The Paradigm Shift: Prioritizing Lifetime Value Over Weight Efficiency
| Engineering Criteria | High-Nickel (NMC) Systems | Lithium Iron Phosphate (LFP) |
| Primary Design Vector | High Volumetric Energy Density | Max Cycle Longevity & Low Cost |
| Average Cell Lifespan | 1,000 – 2,000 Cycles | 3,000 – 8,000+ Cycles |
| Thermal Decomposition | Sensitive (~$210^{\circ}\text{C}$) | Exceptionally Stable (~$270^{\circ}\text{C}$+) |
| Sourcing Constraints | High (Dependent on Cobalt/Nickel) | Low (Abundant Iron & Phosphate) |
While NMC remains highly relevant where space and weight carry a premium (such as commercial aviation or long-range performance cars), stationary grid infrastructure operates on a different set of priorities. Space on a substation pad or next to a remote solar field is manageable; cell longevity, continuous uptime safety, and capital predictability are what matter most.
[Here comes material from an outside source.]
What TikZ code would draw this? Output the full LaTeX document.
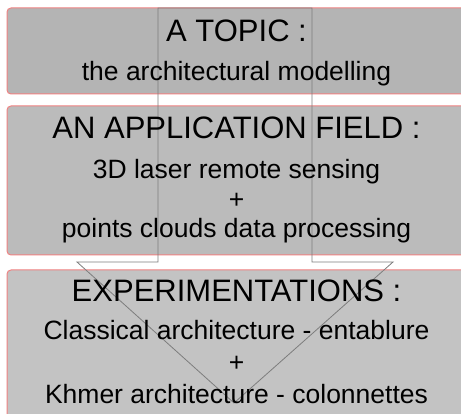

Securing the Next Era of the Grid
The global transition toward a decarbonized electrical system cannot occur through generation technology alone. It requires a massive, reliable, and safe buffer to balance the real-time demands of the modern world.
By trading unnecessary weight reduction for exceptional thermal stability, predictable scaling economics, and thousands of dependable cycles, Lithium Iron Phosphate has established itself as the true cornerstone architecture of the global energy storage revolution.